OBJECTIVE
All of the data should be output character for character, except the pictures.

SUPPLIED DATA
----------
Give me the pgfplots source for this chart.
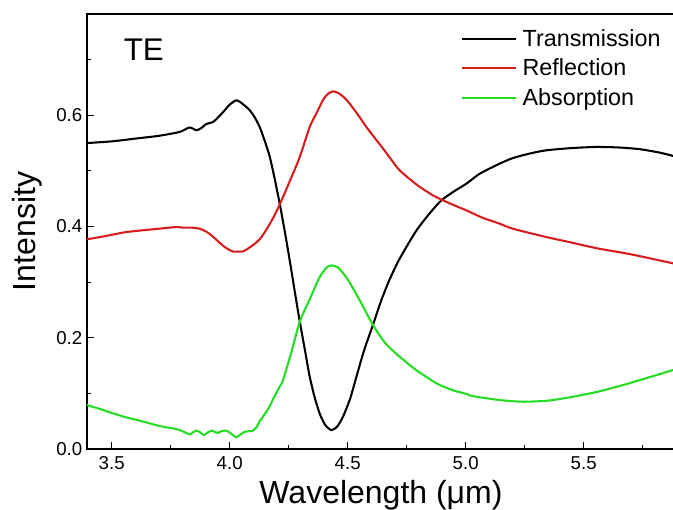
\documentclass[border=0pt]{standalone}
\usepackage{fontspec}
\setmainfont{Liberation Sans}
\usepackage{pgfplots}
\pgfplotsset{compat=1.18}
\definecolor{cT}{RGB}{0,0,0}
\definecolor{cR}{RGB}{214,28,28}
\definecolor{cA}{RGB}{34,221,34}
\begin{document}
\begin{tikzpicture}
\begin{axis}[
  scale only axis,
  width=441pt, height=326.25pt,
  xmin=3.3953, xmax=5.887,
  ymin=0, ymax=0.782,
  xtick={3.5,4.0,4.5,5.0,5.5},
  minor xtick={3.75,4.25,4.75,5.25,5.75},
  ytick={0,0.2,0.4,0.6},
  minor ytick={0.1,0.3,0.5,0.7},
  xticklabels={3.5,4.0,4.5,5.0,5.5},
  yticklabels={0.0,0.2,0.4,0.6},
  xtick pos=lower, ytick pos=left,
  tick align=inside,
  major tick length=5pt, minor tick length=3pt,
  every tick/.style={line width=0.9pt, black},
  axis line style={line width=1.2pt},
  tick label style={font=\fontsize{14}{16}\selectfont},
  xticklabel style={yshift=-2pt},
  /pgf/number format/assume math mode=true,
  xlabel={Wavelength (μm)},
  ylabel={Intensity},
  label style={font=\fontsize{24}{28}\selectfont},
  xlabel style={yshift=-1pt},
  ylabel style={yshift=4pt},
  legend style={at={(rel axis cs:0.635,0.972)}, anchor=north west, draw=none, fill=none,
    font=\fontsize{17.5}{19}\selectfont, row sep=4pt, inner sep=0pt,
    nodes={inner xsep=4pt}},
  legend cell align=left,
  legend image code/.code={\draw[#1, line width=1.5pt] (0pt,0pt) -- (41pt,0pt);},
  every axis plot/.append style={line width=1.55pt, line join=round},
]
\addplot[color=cT, smooth, tension=0.4] coordinates {
(3.395,0.550)(3.50,0.553)(3.60,0.558)(3.70,0.563)(3.788,0.570)(3.83,0.578)(3.859,0.573)(3.88,0.577)
(3.90,0.584)(3.93,0.588)(3.955,0.598)(3.979,0.609)(4.00,0.619)(4.028,0.627)(4.05,0.622)
(4.07,0.615)(4.085,0.609)(4.105,0.597)(4.127,0.579)(4.15,0.552)(4.17,0.525)(4.19,0.487)(4.212,0.441)
(4.233,0.392)(4.254,0.340)(4.275,0.285)(4.297,0.229)(4.32,0.175)(4.339,0.130)(4.36,0.093)(4.381,0.064)(4.405,0.043)
(4.431,0.034)(4.455,0.040)(4.48,0.058)(4.51,0.090)(4.537,0.130)(4.57,0.178)(4.607,0.223)(4.643,0.268)
(4.68,0.307)(4.72,0.342)(4.79,0.392)(4.85,0.425)(4.897,0.447)(4.95,0.463)(5.003,0.477)(5.06,0.495)
(5.144,0.513)(5.2,0.523)(5.27,0.531)(5.342,0.537)(5.45,0.541)(5.554,0.543)(5.65,0.542)(5.737,0.539)
(5.82,0.533)(5.887,0.526)
};
\addlegendentry{Transmission}
\addplot[color=cR, smooth, tension=0.4] coordinates {
(3.395,0.377)(3.45,0.381)(3.50,0.385)(3.562,0.390)(3.65,0.394)(3.70,0.396)(3.774,0.399)(3.80,0.398)
(3.838,0.398)(3.873,0.396)(3.90,0.391)(3.92,0.385)(3.944,0.376)(3.97,0.366)(3.99,0.360)(4.014,0.355)
(4.035,0.355)(4.055,0.355)(4.08,0.361)(4.10,0.367)(4.127,0.377)(4.155,0.394)(4.19,0.420)(4.226,0.453)
(4.26,0.487)(4.297,0.525)(4.339,0.579)(4.367,0.603)(4.395,0.627)(4.415,0.638)(4.438,0.643)
(4.46,0.640)(4.485,0.632)(4.508,0.621)(4.545,0.600)(4.579,0.579)(4.615,0.559)(4.65,0.540)(4.685,0.520)(4.72,0.501)(4.79,0.476)
(4.861,0.456)(4.93,0.442)(5.003,0.429)(5.07,0.416)(5.144,0.405)(5.2,0.396)(5.342,0.381)
(5.45,0.371)(5.554,0.361)(5.7,0.350)(5.887,0.333)
};
\addlegendentry{Reflection}
\addplot[color=cA, smooth, tension=0.4] coordinates {
(3.395,0.079)(3.45,0.072)(3.506,0.064)(3.56,0.057)(3.619,0.051)(3.67,0.045)(3.717,0.040)(3.76,0.037)
(3.788,0.034)(3.81,0.030)(3.83,0.026)(3.845,0.030)(3.859,0.033)(3.875,0.030)(3.89,0.025)(3.905,0.029)
(3.922,0.033)(3.935,0.031)(3.95,0.029)(3.965,0.032)(3.986,0.033)(4.005,0.028)(4.028,0.021)(4.045,0.026)
(4.064,0.031)(4.08,0.032)(4.099,0.033)(4.115,0.040)(4.127,0.050)(4.141,0.058)(4.17,0.077)(4.184,0.090)
(4.212,0.112)(4.226,0.124)(4.26,0.172)(4.297,0.229)(4.34,0.270)(4.38,0.308)(4.41,0.326)(4.43,0.330)
(4.46,0.326)(4.50,0.305)(4.55,0.268)(4.607,0.223)(4.66,0.190)(4.72,0.166)(4.79,0.142)(4.861,0.122)
(4.89,0.115)(4.95,0.105)(5.003,0.099)(5.031,0.095)(5.144,0.088)(5.243,0.085)(5.35,0.087)(5.455,0.094)
(5.56,0.103)(5.667,0.115)(5.77,0.128)(5.887,0.143)
};
\addlegendentry{Absorption}
\node[anchor=base west, font=\fontsize{23.5}{26}\selectfont, inner sep=0pt] at (axis cs:3.55,0.698) {TE};
\coordinate (bl) at (rel axis cs:0,0);
\coordinate (tr) at (rel axis cs:1,1);
\end{axis}
\pgfresetboundingbox
\path ([xshift=-65.25pt,yshift=-45pt]bl) rectangle ([xshift=-1.5pt,yshift=10.5pt]tr);
\end{tikzpicture}
\end{document}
----------
FULL OUTPUT
Give me the pgfplots source for this chart.
\documentclass[border=0pt]{standalone}
\usepackage{fontspec}
\setmainfont{Liberation Sans}
\usepackage{pgfplots}
\pgfplotsset{compat=1.18}
\definecolor{cT}{RGB}{0,0,0}
\definecolor{cR}{RGB}{214,28,28}
\definecolor{cA}{RGB}{34,221,34}
\begin{document}
\begin{tikzpicture}
\begin{axis}[
  scale only axis,
  width=441pt, height=326.25pt,
  xmin=3.3953, xmax=5.887,
  ymin=0, ymax=0.782,
  xtick={3.5,4.0,4.5,5.0,5.5},
  minor xtick={3.75,4.25,4.75,5.25,5.75},
  ytick={0,0.2,0.4,0.6},
  minor ytick={0.1,0.3,0.5,0.7},
  xticklabels={3.5,4.0,4.5,5.0,5.5},
  yticklabels={0.0,0.2,0.4,0.6},
  xtick pos=lower, ytick pos=left,
  tick align=inside,
  major tick length=5pt, minor tick length=3pt,
  every tick/.style={line width=0.9pt, black},
  axis line style={line width=1.2pt},
  tick label style={font=\fontsize{14}{16}\selectfont},
  xticklabel style={yshift=-2pt},
  /pgf/number format/assume math mode=true,
  xlabel={Wavelength (μm)},
  ylabel={Intensity},
  label style={font=\fontsize{24}{28}\selectfont},
  xlabel style={yshift=-1pt},
  ylabel style={yshift=4pt},
  legend style={at={(rel axis cs:0.635,0.972)}, anchor=north west, draw=none, fill=none,
    font=\fontsize{17.5}{19}\selectfont, row sep=4pt, inner sep=0pt,
    nodes={inner xsep=4pt}},
  legend cell align=left,
  legend image code/.code={\draw[#1, line width=1.5pt] (0pt,0pt) -- (41pt,0pt);},
  every axis plot/.append style={line width=1.55pt, line join=round},
]
\addplot[color=cT, smooth, tension=0.4] coordinates {
(3.395,0.550)(3.50,0.553)(3.60,0.558)(3.70,0.563)(3.788,0.570)(3.83,0.578)(3.859,0.573)(3.88,0.577)
(3.90,0.584)(3.93,0.588)(3.955,0.598)(3.979,0.609)(4.00,0.619)(4.028,0.627)(4.05,0.622)
(4.07,0.615)(4.085,0.609)(4.105,0.597)(4.127,0.579)(4.15,0.552)(4.17,0.525)(4.19,0.487)(4.212,0.441)
(4.233,0.392)(4.254,0.340)(4.275,0.285)(4.297,0.229)(4.32,0.175)(4.339,0.130)(4.36,0.093)(4.381,0.064)(4.405,0.043)
(4.431,0.034)(4.455,0.040)(4.48,0.058)(4.51,0.090)(4.537,0.130)(4.57,0.178)(4.607,0.223)(4.643,0.268)
(4.68,0.307)(4.72,0.342)(4.79,0.392)(4.85,0.425)(4.897,0.447)(4.95,0.463)(5.003,0.477)(5.06,0.495)
(5.144,0.513)(5.2,0.523)(5.27,0.531)(5.342,0.537)(5.45,0.541)(5.554,0.543)(5.65,0.542)(5.737,0.539)
(5.82,0.533)(5.887,0.526)
};
\addlegendentry{Transmission}
\addplot[color=cR, smooth, tension=0.4] coordinates {
(3.395,0.377)(3.45,0.381)(3.50,0.385)(3.562,0.390)(3.65,0.394)(3.70,0.396)(3.774,0.399)(3.80,0.398)
(3.838,0.398)(3.873,0.396)(3.90,0.391)(3.92,0.385)(3.944,0.376)(3.97,0.366)(3.99,0.360)(4.014,0.355)
(4.035,0.355)(4.055,0.355)(4.08,0.361)(4.10,0.367)(4.127,0.377)(4.155,0.394)(4.19,0.420)(4.226,0.453)
(4.26,0.487)(4.297,0.525)(4.339,0.579)(4.367,0.603)(4.395,0.627)(4.415,0.638)(4.438,0.643)
(4.46,0.640)(4.485,0.632)(4.508,0.621)(4.545,0.600)(4.579,0.579)(4.615,0.559)(4.65,0.540)(4.685,0.520)(4.72,0.501)(4.79,0.476)
(4.861,0.456)(4.93,0.442)(5.003,0.429)(5.07,0.416)(5.144,0.405)(5.2,0.396)(5.342,0.381)
(5.45,0.371)(5.554,0.361)(5.7,0.350)(5.887,0.333)
};
\addlegendentry{Reflection}
\addplot[color=cA, smooth, tension=0.4] coordinates {
(3.395,0.079)(3.45,0.072)(3.506,0.064)(3.56,0.057)(3.619,0.051)(3.67,0.045)(3.717,0.040)(3.76,0.037)
(3.788,0.034)(3.81,0.030)(3.83,0.026)(3.845,0.030)(3.859,0.033)(3.875,0.030)(3.89,0.025)(3.905,0.029)
(3.922,0.033)(3.935,0.031)(3.95,0.029)(3.965,0.032)(3.986,0.033)(4.005,0.028)(4.028,0.021)(4.045,0.026)
(4.064,0.031)(4.08,0.032)(4.099,0.033)(4.115,0.040)(4.127,0.050)(4.141,0.058)(4.17,0.077)(4.184,0.090)
(4.212,0.112)(4.226,0.124)(4.26,0.172)(4.297,0.229)(4.34,0.270)(4.38,0.308)(4.41,0.326)(4.43,0.330)
(4.46,0.326)(4.50,0.305)(4.55,0.268)(4.607,0.223)(4.66,0.190)(4.72,0.166)(4.79,0.142)(4.861,0.122)
(4.89,0.115)(4.95,0.105)(5.003,0.099)(5.031,0.095)(5.144,0.088)(5.243,0.085)(5.35,0.087)(5.455,0.094)
(5.56,0.103)(5.667,0.115)(5.77,0.128)(5.887,0.143)
};
\addlegendentry{Absorption}
\node[anchor=base west, font=\fontsize{23.5}{26}\selectfont, inner sep=0pt] at (axis cs:3.55,0.698) {TE};
\coordinate (bl) at (rel axis cs:0,0);
\coordinate (tr) at (rel axis cs:1,1);
\end{axis}
\pgfresetboundingbox
\path ([xshift=-65.25pt,yshift=-45pt]bl) rectangle ([xshift=-1.5pt,yshift=10.5pt]tr);
\end{tikzpicture}
\end{document}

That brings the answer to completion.